You never walk alone
The FIFA franchise started the whole story mode within a sports game movement with The Journey, and it returns for an encore this year with The Journey: Champions. This time you play through the trials and tribulations of three characters, namely Danny Williams, Alex and Kim Hunter who we were introduced to in the previous year. You can switch between the three protagonists during your playthrough or simply stick to one at a time. Alex’s search for footballing greatness leads him to join his dream club in Real Madrid, a club built on the foundation of excellence and nothing less than that will cut it. During his occupation as the number one striker, he’s prompted to push himself beyond what he’s accustomed to and learns how to play as a team and not a single football maestro (kind of strange as they enjoyed a decade of building a team around a single player.) Alex has to deal with the stresses of being a superstar and building his own brand alongside being a professional footballer. On his path, he encounters a new obstacle in the form or Mentor challenges where you need to gain the respect and create a connection with various team members. Unlocking their challenges by playing to their strengths in matches gives you access to new skills. This differs from the skill tress offered to Kim and Danny.
Danny is plying his trade in the English Premier League where FIFA 18 left off, but this time there is more focus on moulding him into a specific player. He’s not the preferred player for his team and is required to work his way into the starting line up coupled with dealing with issues in his personal life and his fractured relationship with his brother, Terry Williams. Kim Hunter is a young rising star looking to break into the USA national women’s team and claim the right to be there as a valuable asset to the team. Her professional career takes a few knocks along the road due to events in her personal and academic life.
Between the three scenarios I felt more invested in Danny’s career over Alex and Kim’s rock star lifestyles where every day is a hustle.
Between the three scenarios I felt more invested in Danny’s career over Alex and Kim’s rock star lifestyles where every day is a hustle. Even though you’re presented with a few key decision making scenarios it doesn’t really impact the forced linear path unless you completely ruin a performance in a match which in turn changes the dialogue slightly. The script and acting is well done and plays out like an actual sports soapie. It’s not every day that you hear anyone saying that about a sports game. Like, ever. The only gripe I have is the training skill games that come up before every match you play.
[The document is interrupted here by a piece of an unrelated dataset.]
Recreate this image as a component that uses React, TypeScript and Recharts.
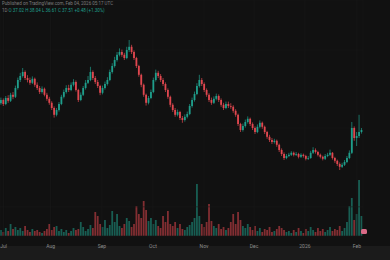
import React from 'react';
import { ComposedChart, Bar, XAxis, YAxis, CartesianGrid, Cell } from 'recharts';

// daily candles, Jul -> early Feb
const opens = [
  44.2, 45.0, 44.0, 45.5, 44.8, 46.3, 45.8, 48.0, 50.0, 51.0,
  52.0, 50.5, 50.0, 49.3, 50.3, 48.8, 48.0, 47.0, 47.8, 46.3,
  45.3, 44.3, 43.0, 41.3, 42.5, 44.0, 45.8, 47.0, 48.0, 47.5,
  48.8, 49.5, 47.5, 45.0, 46.3, 48.0, 49.3, 50.0, 52.0, 50.5,
  49.5, 48.5, 46.8, 48.0, 49.0, 50.0, 52.0, 53.5, 55.0, 56.3,
  57.0, 56.3, 55.5, 57.5, 58.3, 57.0, 55.5, 53.5, 51.3, 48.8,
  46.3, 44.3, 45.5, 47.0, 50.0, 51.8, 51.0, 50.0, 49.0, 47.5,
  45.8, 43.8, 42.5, 41.3, 42.0, 40.5, 40.0, 40.8, 41.5, 43.5,
  45.0, 46.5, 48.5, 50.0, 49.0, 47.5, 46.3, 45.0, 44.3, 45.3,
  46.0, 45.0, 43.8, 43.0, 44.0, 43.5, 43.3, 42.3, 41.3, 39.0,
  37.5, 38.5, 39.5, 40.3, 39.0, 38.0, 37.0, 38.3, 39.3, 38.3,
  37.0, 35.8, 35.0, 34.5, 34.8, 33.8, 32.5, 31.5, 30.5, 31.0,
  31.3, 31.8, 31.3, 31.5, 30.8, 31.3, 31.0, 30.3, 30.5, 31.8,
  32.5, 32.0, 31.3, 30.8, 30.3, 31.0, 31.3, 31.8, 30.5, 29.8,
  29.0, 28.3, 28.8, 29.5, 30.5, 31.8, 38.0, 35.5, 36.0, 37.0,
];
const closes = [
  45.0, 44.0, 45.5, 44.8, 46.3, 45.8, 48.0, 50.0, 51.0, 52.0,
  50.5, 50.0, 49.3, 50.3, 48.8, 48.0, 47.0, 47.8, 46.3, 45.3,
  44.3, 43.0, 41.3, 42.5, 44.0, 45.8, 47.0, 48.0, 47.5, 48.8,
  49.5, 47.5, 45.0, 46.3, 48.0, 49.3, 50.0, 52.0, 50.5, 49.5,
  48.5, 46.8, 48.0, 49.0, 50.0, 52.0, 53.5, 55.0, 56.3, 57.0,
  56.3, 55.5, 57.5, 58.3, 57.0, 55.5, 53.5, 51.3, 48.8, 46.3,
  44.3, 45.5, 47.0, 50.0, 51.8, 51.0, 50.0, 49.0, 47.5, 45.8,
  43.8, 42.5, 41.3, 42.0, 40.5, 40.0, 40.8, 41.5, 43.5, 45.0,
  46.5, 48.5, 50.0, 49.0, 47.5, 46.3, 45.0, 44.3, 45.3, 46.0,
  45.0, 43.8, 43.0, 44.0, 43.5, 43.3, 42.3, 41.3, 39.0, 37.5,
  38.5, 39.5, 40.3, 39.0, 38.0, 37.0, 38.3, 39.3, 38.3, 37.0,
  35.8, 35.0, 34.5, 34.8, 33.8, 32.5, 31.5, 30.5, 31.0, 31.3,
  31.8, 31.3, 31.5, 30.8, 31.3, 31.0, 30.3, 30.5, 31.8, 32.5,
  32.0, 31.3, 30.8, 30.3, 31.0, 31.3, 31.8, 30.5, 29.8, 29.0,
  28.3, 28.8, 29.5, 30.5, 31.8, 38.0, 35.5, 36.0, 37.0, 37.5,
];
const highs = [
  45.6, 45.4, 46.0, 46.2, 46.8, 47.0, 48.6, 50.6, 51.8, 53.0,
  52.4, 51.2, 50.6, 50.9, 50.6, 49.4, 48.5, 48.4, 48.1, 46.8,
  45.8, 44.7, 43.4, 43.0, 44.5, 46.3, 47.6, 48.7, 48.8, 49.4,
  50.2, 49.9, 47.8, 46.9, 48.5, 50.0, 51.0, 53.3, 52.4, 51.0,
  50.0, 48.8, 48.6, 49.6, 50.7, 52.6, 54.2, 55.8, 57.0, 57.9,
  57.6, 56.8, 58.3, 60.0, 58.8, 57.4, 55.8, 53.8, 51.6, 49.1,
  46.6, 46.0, 47.6, 50.6, 52.6, 52.3, 51.5, 50.5, 49.4, 47.9,
  46.1, 44.2, 43.0, 42.6, 42.3, 41.0, 41.4, 42.1, 44.0, 45.6,
  47.1, 49.2, 51.3, 50.5, 49.4, 47.9, 46.7, 45.6, 45.9, 46.6,
  46.4, 45.4, 44.3, 44.6, 44.6, 44.2, 43.7, 42.7, 41.6, 39.3,
  39.1, 40.1, 40.9, 40.6, 39.4, 38.4, 38.9, 39.9, 39.6, 38.6,
  37.3, 36.3, 35.5, 35.3, 35.1, 34.1, 32.9, 31.9, 31.5, 31.8,
  32.2, 32.1, 32.0, 31.8, 31.7, 31.6, 31.3, 31.0, 32.3, 33.2,
  32.9, 32.3, 31.6, 31.1, 31.5, 31.8, 32.6, 32.0, 30.8, 30.1,
  29.4, 29.3, 30.0, 31.0, 32.4, 39.5, 38.4, 37.0, 41.3, 38.0,
];
const lows = [
  43.8, 43.5, 43.7, 44.3, 44.5, 45.2, 45.5, 47.6, 49.5, 50.6,
  50.0, 49.4, 48.8, 49.0, 48.3, 47.5, 46.5, 46.6, 45.9, 44.8,
  43.8, 42.5, 40.6, 40.9, 42.1, 43.7, 45.4, 46.6, 47.0, 47.2,
  48.4, 47.1, 44.5, 44.7, 46.0, 47.6, 49.0, 49.7, 50.0, 49.0,
  48.0, 46.2, 46.4, 47.6, 48.6, 49.7, 51.6, 53.1, 54.6, 55.9,
  55.8, 55.0, 55.2, 57.0, 56.5, 55.0, 53.0, 50.8, 48.2, 45.8,
  43.6, 43.9, 45.2, 46.7, 49.6, 50.5, 49.5, 48.5, 47.0, 45.3,
  43.2, 42.0, 40.8, 40.9, 40.0, 39.3, 39.6, 40.4, 41.2, 43.1,
  44.6, 46.2, 48.1, 48.5, 47.0, 45.8, 44.5, 43.8, 44.0, 44.9,
  44.5, 43.3, 42.5, 42.7, 43.0, 42.8, 41.8, 40.8, 38.5, 37.0,
  37.1, 38.1, 39.1, 38.5, 37.5, 36.5, 36.7, 37.9, 37.8, 36.5,
  35.3, 34.5, 34.0, 34.1, 33.3, 32.0, 31.0, 30.0, 30.2, 30.7,
  31.0, 30.9, 31.0, 30.4, 30.5, 30.6, 29.9, 30.0, 30.3, 31.5,
  31.6, 30.9, 30.4, 29.9, 30.0, 30.7, 31.0, 30.1, 29.3, 28.5,
  27.5, 28.0, 28.5, 29.2, 30.2, 31.5, 34.8, 33.5, 35.5, 36.6,
];
// volume, millions
const volumes = [
  1.2, 0.8, 1.6, 1.0, 2.4, 1.4, 1.8, 1.2, 1.6, 1.0,
  2.0, 1.2, 0.8, 1.4, 1.0, 1.2, 0.8, 0.6, 1.0, 1.4,
  2.4, 1.2, 1.8, 2.0, 1.0, 1.4, 0.8, 1.2, 0.6, 1.0,
  1.6, 1.2, 1.4, 2.8, 1.8, 1.0, 1.4, 2.2, 1.6, 4.8,
  4.0, 2.4, 1.8, 3.2, 1.6, 2.2, 5.0, 2.8, 4.4, 2.0,
  1.6, 2.4, 3.6, 3.0, 1.8, 2.4, 6.0, 4.4, 3.6, 7.0,
  5.2, 3.0, 3.6, 2.4, 3.2, 2.0, 1.6, 4.0, 2.8, 5.0,
  2.4, 2.0, 2.8, 1.6, 2.4, 1.4, 1.2, 1.8, 2.2, 2.8,
  3.6, 10.4, 4.0, 2.4, 1.8, 2.8, 6.4, 3.0, 2.0, 1.6,
  2.4, 1.4, 1.8, 1.2, 1.6, 2.8, 4.4, 2.4, 4.8, 3.2,
  2.0, 1.6, 2.4, 1.8, 1.2, 2.0, 1.0, 1.6, 0.8, 1.4,
  1.2, 1.8, 0.8, 1.0, 1.4, 2.0, 1.6, 1.2, 0.8, 1.0,
  0.6, 1.2, 0.8, 1.6, 1.0, 0.6, 1.4, 1.0, 1.8, 1.2,
  0.8, 1.6, 1.0, 1.4, 0.8, 1.2, 1.8, 1.0, 1.4, 1.2,
  2.0, 1.0, 1.6, 2.8, 6.0, 7.6, 3.2, 4.4, 11.2, 4.0,
];
const monthTicks = [1, 20.4, 41.6, 62.7, 83.8, 104.5, 125.5, 147];
const monthLabels = ['Jul', 'Aug', 'Sep', 'Oct', 'Nov', 'Dec', '2026', 'Feb'];
const gridPrices = [18.3, 38, 57.5];

const UP = '#1f9e8b';
const DOWN = '#e0474f';
const BG = '#111111';

const data = closes.map((close, i) => ({
  i,
  open: opens[i],
  high: highs[i],
  low: lows[i],
  close,
  volume: volumes[i],
}));

const Candle = (props: any) => {
  const { x, y, width, height, payload } = props;
  const { open, close, high, low } = payload;
  const color = close >= open ? UP : DOWN;
  const top = Math.min(y, y + height);
  const h = Math.abs(height);
  const k = h / (high - low || 1);
  const yOf = (v: number) => top + (high - v) * k;
  const bTop = yOf(Math.max(open, close));
  const bBot = yOf(Math.min(open, close));
  const cx = x + width / 2;
  return (
    <g>
      <line x1={cx} x2={cx} y1={top} y2={top + h} stroke={color} strokeWidth={0.7} />
      <rect x={x} y={bTop} width={width} height={Math.max(bBot - bTop, 0.8)} fill={color} />
    </g>
  );
};

const W = 390;
const H = 260;
const margin = { top: 0, right: 27, bottom: 0, left: 0 };

export default function App() {
  document.body.style.margin = '0';
  return (
    <div style={{ position: 'relative', width: W, height: H, background: BG, overflow: 'hidden', fontFamily: 'Roboto, sans-serif' }}>
      <div style={{ position: 'absolute', left: 0, top: 246, width: W, height: 14, background: '#1b1b1b' }} />
      <div style={{ position: 'absolute', left: 0, top: 0 }}>
        <ComposedChart width={W} height={H} data={data} margin={{ ...margin, bottom: 24 }}>
          <XAxis type="number" dataKey="i" domain={[-0.5, 149.5]} hide />
          <YAxis yAxisId="vol" domain={[0, 47.2]} hide />
          <Bar yAxisId="vol" dataKey="volume" barSize={1.8} isAnimationActive={false}>
            {data.map((d) => (
              <Cell key={d.i} fill={d.close >= d.open ? UP : DOWN} fillOpacity={0.55} />
            ))}
          </Bar>
        </ComposedChart>
      </div>
      <div style={{ position: 'absolute', left: 0, top: 0 }}>
        <ComposedChart width={W} height={H} data={data} margin={margin}>
          <CartesianGrid stroke="#191919" strokeWidth={0.6} />
          <XAxis
            type="number"
            dataKey="i"
            domain={[-0.5, 149.5]}
            ticks={monthTicks}
            interval={0}
            height={24}
            axisLine={false}
            tickLine={false}
            tickMargin={2}
            tick={{ fontSize: 5, fill: '#8c8c8c' }}
            tickFormatter={(v: number) => monthLabels[monthTicks.indexOf(v)] ?? ''}
          />
          <YAxis domain={[11, 70]} ticks={gridPrices} hide />
          <Bar
            dataKey={(d: any) => [d.low, d.high]}
            barSize={1.8}
            shape={Candle}
            isAnimationActive={false}
          />
        </ComposedChart>
      </div>
      <div style={{ position: 'absolute', left: 2, top: 1, fontSize: 4.5, color: '#7c7c7c', whiteSpace: 'nowrap' }}>
        Published on TradingView.com, Feb 04, 2026 05:17 UTC
      </div>
      <div style={{ position: 'absolute', left: 2, top: 8, fontSize: 4.5, color: UP, whiteSpace: 'nowrap' }}>
        <span style={{ color: '#7c7c7c' }}>1D</span> O 37.02 H 38.04 L 36.61 C 37.51 +0.48 (+1.30%)
      </div>
      <div style={{ position: 'absolute', left: 361, top: 229, width: 6, height: 5, borderRadius: 1.5, background: '#d96a86' }} />
    </div>
  );
}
Sure, you can skip them, but then there’s the likelihood of getting an F rating for them which impacts your progress negatively.
FIFA 19 steps to the pitch with something new, something old, and something all FIFA fans have been yearning for since the Champions League license went exclusively to Konami. There are some improvements to gameplay making it feel a little less arcadey, but still easy to pick up and get into. Online play is smooth, but still hampered by long matchmaking times, but when you’re in, you’re in. The slightly slower pace of the game makes for a more fluid experience but is still plagued by a few frame drops here and there during intense moments. With all that said, the one thing the title exceeds at is its indulgent atmosphere and sleek user interface. Not all the characters in the game have the most up to date likeness of their real life counterparts, but you won’t be zoomed in on their faces when running in on goal for a one on one with the keeper. An enjoyable football experience with an entertaining story to boot.